For a family history published in 2007 Simon wrote about how he got into music: "We were up in Queensland for a family holiday and the moment I heard Paul McCartney go: 1,2,3,4 it was all over for me: family, friends and art are what matters. Everything that's happened in my professional life since then stems from that moment. All that I've ever known is rock and roll and retail which would explain why I find myself as a second hand record dealer. I like to listen to, sell, read about, make, and help other people make music. I am playing in four or five musical outfits concurrently: Bondi covers band 'the Shark Alarms'; acoustic duo 'Four and a half sticks'; dormant attack rock outfit 'Fragile'; and sensitive pop band 'Her name in lights'."

In 1981 Holmes, on guitar and vocals, replaced founding member Greg Suptut in Sydney-based punk rockers, the Exserts, until May 1983. His musical influences include punk rock, psychedelia and new wave. During the mid-1980s Holmes was a member of Bug Eyed Monsters, alongside John Boyce on bass guitar and Mark Temple on drums.
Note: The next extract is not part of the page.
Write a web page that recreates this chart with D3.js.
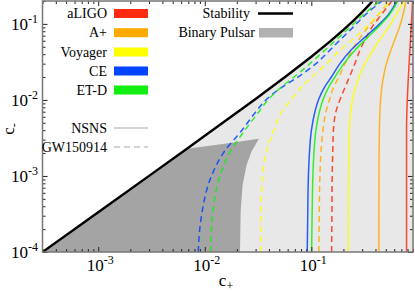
<!DOCTYPE html>
<html>
<head>
<meta charset="utf-8">
<script src="https://cdn.jsdelivr.net/npm/d3@7"></script>
<style>
  html, body { margin: 0; padding: 0; background: #fff; }
  svg { display: block; }
  svg text { font-family: "Liberation Serif", "Times New Roman", serif; }
</style>
</head>
<body>
<svg id="chart" width="415" height="292"></svg>
<script>
// c- levels at which every constraint curve is sampled
const cMinus = [1e-4, 3e-4, 1e-3, 2e-3, 4e-3, 7e-3, 0.01, 0.015, 0.02, 0.03, 0.045, 0.065, 0.09, 0.13, 0.2];

// c+ of each curve at the c- levels above (NSNS = solid, GW150914 = dashed)
const aligoNSNS   = [0.783, 0.783, 0.783, 0.783, 0.783, 0.788, 0.795, 0.806, 0.8145, 0.827, 0.841, 0.854, 0.865, 0.878, 0.892];
const aplusNSNS   = [0.4306, 0.4306, 0.4316, 0.4325, 0.4353, 0.4401, 0.4468, 0.4596, 0.4747, 0.5065, 0.5581, 0.6151, 0.6708, 0.7234, 0.7718];
const voyagerNSNS = [0.2219, 0.2224, 0.2234, 0.2248, 0.2277, 0.2342, 0.243, 0.262, 0.2796, 0.3183, 0.3784, 0.4498, 0.5288, 0.6219, 0.7393];
const ceNSNS      = [0.0915, 0.0925, 0.0939, 0.096, 0.1002, 0.1081, 0.1166, 0.1341, 0.1544, 0.1854, 0.235, 0.311, 0.404, 0.523, 0.635];
const etdNSNS     = [0.1006, 0.1017, 0.1035, 0.1058, 0.1105, 0.1191, 0.1285, 0.1463, 0.1665, 0.2022, 0.2565, 0.332, 0.4215, 0.535, 0.649];

const aligoGW   = [0.155, 0.156, 0.157, 0.1588, 0.1612, 0.1701, 0.1854, 0.2089, 0.2277, 0.2565, 0.2858, 0.3252, 0.370, 0.4498, 0.570];
const aplusGW   = [0.1178, 0.1186, 0.1204, 0.1231, 0.1285, 0.1371, 0.1479, 0.1629, 0.1816, 0.2067, 0.2404, 0.2858, 0.3396, 0.4215, 0.546];
const voyagerGW = [0.03346, 0.03368, 0.03478, 0.0375, 0.0446, 0.053, 0.0644, 0.0816, 0.1013, 0.140, 0.185, 0.251, 0.325, 0.42, 0.546];
const ceGW      = [0.00869, 0.00931, 0.01156, 0.01491, 0.02234, 0.0302, 0.0375, 0.0542, 0.0749, 0.1105, 0.149, 0.194, 0.246, 0.318, 0.46];
const etdGW     = [0.01136, 0.01181, 0.01389, 0.01705, 0.02382, 0.03224, 0.03917, 0.053, 0.0687, 0.097, 0.134, 0.178, 0.230, 0.305, 0.44];

const detectors = ["aLIGO", "A+", "Voyager", "CE", "ET-D"];
const detectorColors = ["#ff2a10", "#ffaa00", "#ffff00", "#0044ff", "#11ee11"];
const nsnsCurves = [aligoNSNS, aplusNSNS, voyagerNSNS, ceNSNS, etdNSNS];
const gwCurves = [aligoGW, aplusGW, voyagerGW, ceGW, etdGW];

// stability boundary [c+, c-]
const stability = [[3e-4, 1e-4], [1e-3, 3.34e-4], [3e-3, 1.003e-3], [6.8e-3, 2.28e-3], [0.01, 3.37e-3],
  [0.03, 0.0103], [0.06, 0.0213], [0.1, 0.037], [0.15, 0.0588], [0.2, 0.0833], [0.25, 0.111],
  [0.3, 0.143], [0.35, 0.179], [0.375, 0.2]];

// binary pulsar excluded region outline (right part), [c+, c-]
const pulsarEdge = [[6.8e-3, 2.28e-3], [0.01482, 2.636e-3], [0.03224, 3.096e-3], [0.02754, 2.113e-3],
  [0.02472, 1.408e-3], [0.02267, 7.68e-4], [0.02172, 3.46e-4], [0.0214, 1e-4]];

const xMajor = [1e-3, 1e-2, 1e-1];
const xMajorLabels = ["-3", "-2", "-1"];
const yMajor = [1e-4, 1e-3, 1e-2, 1e-1];
const yMajorLabels = ["-4", "-3", "-2", "-1"];

const L = 42.5, R = 413, T = 1, B = 252;
const svg = d3.select("#chart");
const x = d3.scaleLog().domain([3e-4, 0.9]).range([L, R]);
const y = d3.scaleLog().domain([1e-4, 0.2]).range([B, T]);

svg.append("defs").append("clipPath").attr("id", "plot")
  .append("rect").attr("x", L).attr("y", T).attr("width", R - L).attr("height", B - T);

const plot = svg.append("g").attr("clip-path", "url(#plot)");
plot.append("rect").attr("x", L).attr("y", T).attr("width", R - L).attr("height", B - T).attr("fill", "#e8e8e8");

const line = d3.line().x(d => x(d[0])).y(d => y(d[1]));

// unstable region above the stability line
plot.append("path")
  .attr("d", line(stability.concat([[3e-4, 0.2]])) + "Z")
  .attr("fill", "#fff");

// binary pulsar region: right edge, then back up along the stability line
const stabLow = stability.filter(d => d[0] <= 6.8e-3);
plot.append("path")
  .attr("d", line(pulsarEdge.concat(stabLow)) + "Z")
  .attr("fill", "#a4a4a4");

const curveLine = d3.line().curve(d3.curveMonotoneY).x(d => x(d[0])).y(d => y(d[1]));

function drawCurve(values, color, dashed) {
  const pts = values.map((v, i) => [v, cMinus[i]]);
  plot.append("path")
    .attr("d", curveLine(pts))
    .attr("fill", "none")
    .attr("stroke", color)
    .attr("stroke-opacity", 0.85)
    .attr("stroke-width", 1.5)
    .attr("stroke-dasharray", dashed ? "6,4" : null);
}

gwCurves.forEach((c, i) => drawCurve(c, detectorColors[i], true));
nsnsCurves.forEach((c, i) => drawCurve(c, detectorColors[i], false));

plot.append("path")
  .attr("d", line(stability))
  .attr("fill", "none")
  .attr("stroke", "#000")
  .attr("stroke-width", 2.4);

// axes: inward ticks on all four sides
const xMinor = x.ticks().filter(v => !xMajor.some(m => Math.abs(m - v) / m < 1e-6));
const yMinor = y.ticks().filter(v => !yMajor.some(m => Math.abs(m - v) / m < 1e-6));

function ticks(axis, values, size, transform) {
  const g = svg.append("g").attr("transform", transform)
    .call(axis.tickValues(values).tickSizeInner(size).tickSizeOuter(0).tickFormat(""));
  g.select(".domain").remove();
  g.selectAll(".tick line").attr("stroke", "#222").attr("stroke-width", 1);
  return g;
}

ticks(d3.axisBottom(x), xMinor, -3, `translate(0,${B})`);
ticks(d3.axisBottom(x), xMajor, -5, `translate(0,${B})`);
ticks(d3.axisTop(x), xMinor, -3, `translate(0,${T})`);
ticks(d3.axisTop(x), xMajor, -5, `translate(0,${T})`);
ticks(d3.axisLeft(y), yMinor, -3, `translate(${L},0)`);
ticks(d3.axisLeft(y), yMajor, -5, `translate(${L},0)`);
ticks(d3.axisRight(y), yMinor, -3, `translate(${R},0)`);
ticks(d3.axisRight(y), yMajor, -5, `translate(${R},0)`);

svg.append("rect").attr("x", L).attr("y", T).attr("width", R - L).attr("height", B - T)
  .attr("fill", "none").attr("stroke", "#777").attr("stroke-width", 1.5);

// tick labels with exponents
xMajor.forEach((v, i) => {
  const t = svg.append("text").attr("x", x(v) + 2).attr("y", 271)
    .attr("text-anchor", "middle").attr("font-size", 17);
  t.append("tspan").text("10");
  t.append("tspan").attr("dy", -7).attr("font-size", 12).text(xMajorLabels[i]);
});
yMajor.forEach((v, i) => {
  const t = svg.append("text").attr("x", 38).attr("y", y(v) + 6)
    .attr("text-anchor", "end").attr("font-size", 17);
  t.append("tspan").text("10");
  t.append("tspan").attr("dy", -7).attr("font-size", 12).text(yMajorLabels[i]);
});

// axis titles
const xt = svg.append("text").attr("x", 226).attr("y", 286).attr("text-anchor", "middle").attr("font-size", 17);
xt.append("tspan").text("c");
xt.append("tspan").attr("dy", 4).attr("font-size", 12).text("+");
const yt = svg.append("text").attr("transform", "translate(14,129) rotate(-90)")
  .attr("text-anchor", "middle").attr("font-size", 17);
yt.append("tspan").text("c");
yt.append("tspan").attr("dy", 4).attr("font-size", 12).text("-");

// legend: detectors
const legY = [13.5, 32.7, 52, 71, 90];
detectors.forEach((name, i) => {
  svg.append("text").attr("x", 107).attr("y", legY[i] + 4.5).attr("text-anchor", "end")
    .attr("font-size", 14).text(name);
  svg.append("rect").attr("x", 114).attr("y", legY[i] - 4.5).attr("width", 34).attr("height", 9)
    .attr("fill", detectorColors[i]);
});

const styleNames = ["NSNS", "GW150914"];
const styleY = [128, 147];
styleNames.forEach((name, i) => {
  svg.append("text").attr("x", 107).attr("y", styleY[i] + 4.5).attr("text-anchor", "end")
    .attr("font-size", 14).text(name);
  svg.append("line").attr("x1", 114).attr("x2", 148).attr("y1", styleY[i]).attr("y2", styleY[i])
    .attr("stroke", "#c4c4c4").attr("stroke-width", 1.5)
    .attr("stroke-dasharray", i === 1 ? "6,4" : null);
});

// legend: stability / binary pulsar
svg.append("text").attr("x", 250).attr("y", 18).attr("text-anchor", "end").attr("font-size", 14).text("Stability");
svg.append("line").attr("x1", 258).attr("x2", 293).attr("y1", 13.5).attr("y2", 13.5)
  .attr("stroke", "#000").attr("stroke-width", 2.5);
svg.append("text").attr("x", 255).attr("y", 37.2).attr("text-anchor", "end").attr("font-size", 14).text("Binary Pulsar");
svg.append("rect").attr("x", 259).attr("y", 28).attr("width", 34).attr("height", 9.5).attr("fill", "#b2b2b2");
</script>
</body>
</html>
In 1986 the trio formed the Hummingbirds, as a pop group. Holmes described their name, "I don't particularly like but it stuck. We were in a hurry when we recorded our first single and it was innocuous enough for all of us. But it's an appropriate name — it's light and inoffensive and relatively memorable." Soon after they were joined by Alannah Russack on guitar.

Early in 1987 Robyn St Clare replaced Boyce on bass guitar and vocals. The Hummingbirds' debut single, "Alimony" (July 1987), was written by Holmes. As of August 1989 Holmes was working in a record store (which was also his group's label), Phantom Records, while St Clare worked in a book shop and a coffee shop. Holmes and St Clare became domestic partners and, in 1991, they had a child.

The group's debut album, loveBUZZ (October 1989) via rooArt, peaked at No. 31 on the ARIA Albums Chart. The Canberra Times Kathryn Whitfield observed "he likes his music loud enough to rattle his bones and vibrate his internal organs, and judging by the somewhat speedy success of the band's debut album, loveBUZZ, there are a lot of other folk who enjoy the same experience." Most of its 14 tracks were written by Holmes, although its lead single, "Blush" (August 1989), was co-written with St Clare. It became their highest charting single when it reached No. 19. The group issued a second album, Va Va Voom (April 1991), and disbanded in December 1993.

During 1992, while still with the Hummingbirds he issued a single, "Strung Out", under the name, Revhead. In the 1990s Holmes helped run an alternative culture bookshop, Half A Cow, in Glebe and he also worked as a music retailer. As a record producer he worked on Custard's second album, Wahooti Fandango (July 1994), the Fauves' second album, The Young Need Discipline (November 1994, co-produced with Wayne Connolly) and Things of Stone and Wood's fourth album, Whirligig (September 1996, co-produced with Things of Stone and Wood, James Black). Holmes released an album, Airbrushed Perfection and two mini-albums with his band Fragile, between 1995 and 2000.

By October 2004 he was a member of Her Name in Lights, which issued their debut album, Into the Light Again, on Laughing Outlaw Records. Holmes provided bass guitar, lead guitar, and pump organ; and also produced the album.

Holmes died in Sydney in July 2017, at the age of 54. Cause of death was not publicly announced.